1 Ohio Adm.Code 4117-906(E) provides in part: “(E) Upon notice of the conciliator’s appointment, each party shall submit via electronic mail to the conciliator and the other party a position statement.” Id. “A failure to submit such a position statement to the conciliator, to the other party, and to the board five calendar days prior to the day of the hearing shall require the conciliator to take evidence only in support of matters raised in the position statement that was submitted prior to the hearing.” Id. R.C. 4117.14(G)(3) is the corresponding statute to the rule and provides “Not later than five calendar days before the hearing, each of the parties shall submit to the conciliator, to the opposing party, and to the board, a written report summarizing the unresolved issues, the party’s final offer as to the issues, and the rationale for that position.” The Union states it met with the city and the conciliator prior to the

commencement of the June 7, 2021 hearing to discuss the city’s failure to file a copy

of its prehearing statement with the Board. The conciliator elected to move forward.

The Union repeated its objection before the conciliation began.

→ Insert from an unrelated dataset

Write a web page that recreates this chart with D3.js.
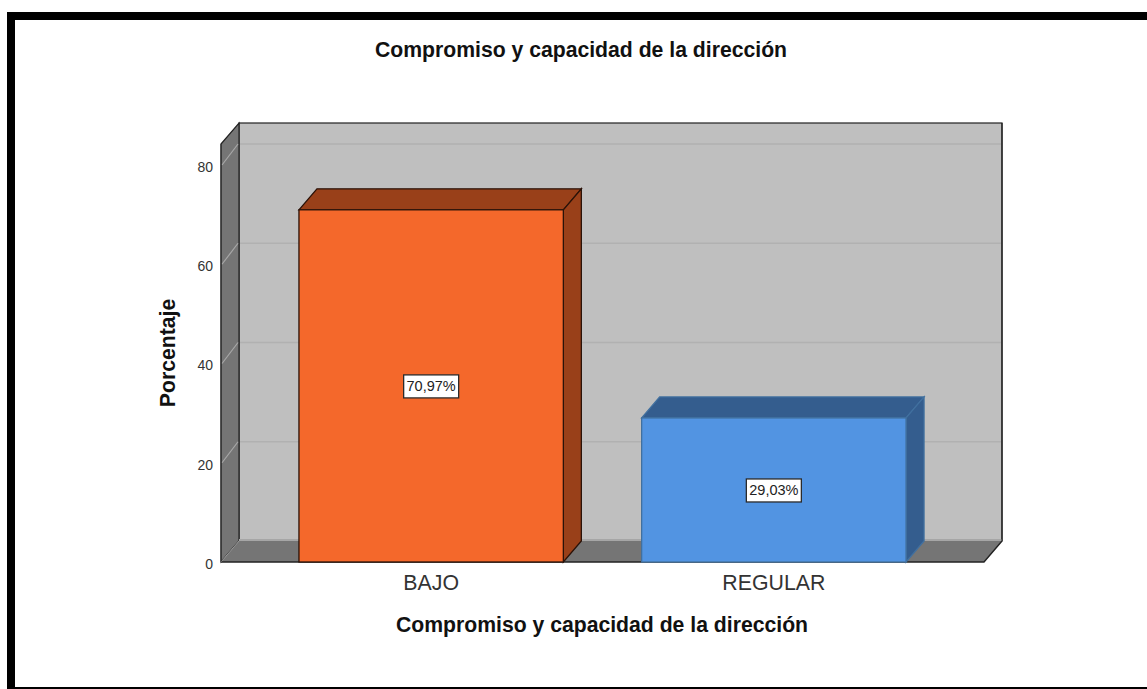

There is no

transcript or documentation of the objection.

The conciliator concluded:

While the Conciliator worked hard in mediation to obtain a different outcome than either party’s final offer, the final offer arbitration procedure adopted by Ohio requires the Conciliator to pick either the employer’s or union’s offer without modification. Given this constraint, the Conciliator selects the city’s final offer for the full-time police officers.

The Union moved the Cuyahoga County Common Pleas Court to

vacate the award under R.C. 2711.10(C) and (D). The Union argued that the city’s

failure to serve SERB pursuant to R.C. 4117.14(G)(3) and Ohio Adm.Code 4117-9-

06(E) was a fatal flaw that should have barred the city from presenting its case

during conciliation pursuant to In re Greenville Patrol Officers Assn., 2000-SERB-

005 (June 13, 2005) (“Greenville SERB”) and Greenville v. Greenville Patrol

Officers Assn., Darke C.P. No. CV-99-57669, (“Greenville Case”) (collectively,

“Greenville”).

The Union argued that Greenville served as precedent to vacate the

award and remand for a new hearing on the ground that the conciliator exceeded his

authority by accepting the city’s untimely prehearing statement. The Union urged

that, upon remand and as a result of the late submission, the city should be barred from presenting its prehearing statement as determined in Greenville. The city

countered that the Union failed to object formally until it received an unfavorable

conciliation decision and that the Union suffered no prejudice by the late filing with

SERB. The city moved to affirm the award under R.C. 2711.09.

The trial court denied the Union’s motion to vacate and affirmed the

award. In a well-reasoned opinion, the trial court determined that the Union was

estopped by its failure to formally object at the conciliation.

“The failure on the part of a party to object to the scope of arbitration constitutes a waiver of the right to contest that issue on appeal.” City of Fostoria v. Ohio Patrolman’s Benevolent Assn., 106 Ohio St.3d 194, 2005-Ohio-4558, 833 N.E.2d 720, at ¶ 28. The application of estoppel “prevents a party from taking two bites of the same apple, i.e., submitting the case for arbitration and raising the arbitrator’s lack of authority to hear the issues only in the event that an adverse award is rendered.” Creature v. Baird, 154 Ohio App.3d 316, 2003-Ohio-5009, 797 N.E.2d 127, ¶ 12 (7th Dist.), citing E. S. Gallon Co., L.P.A. v.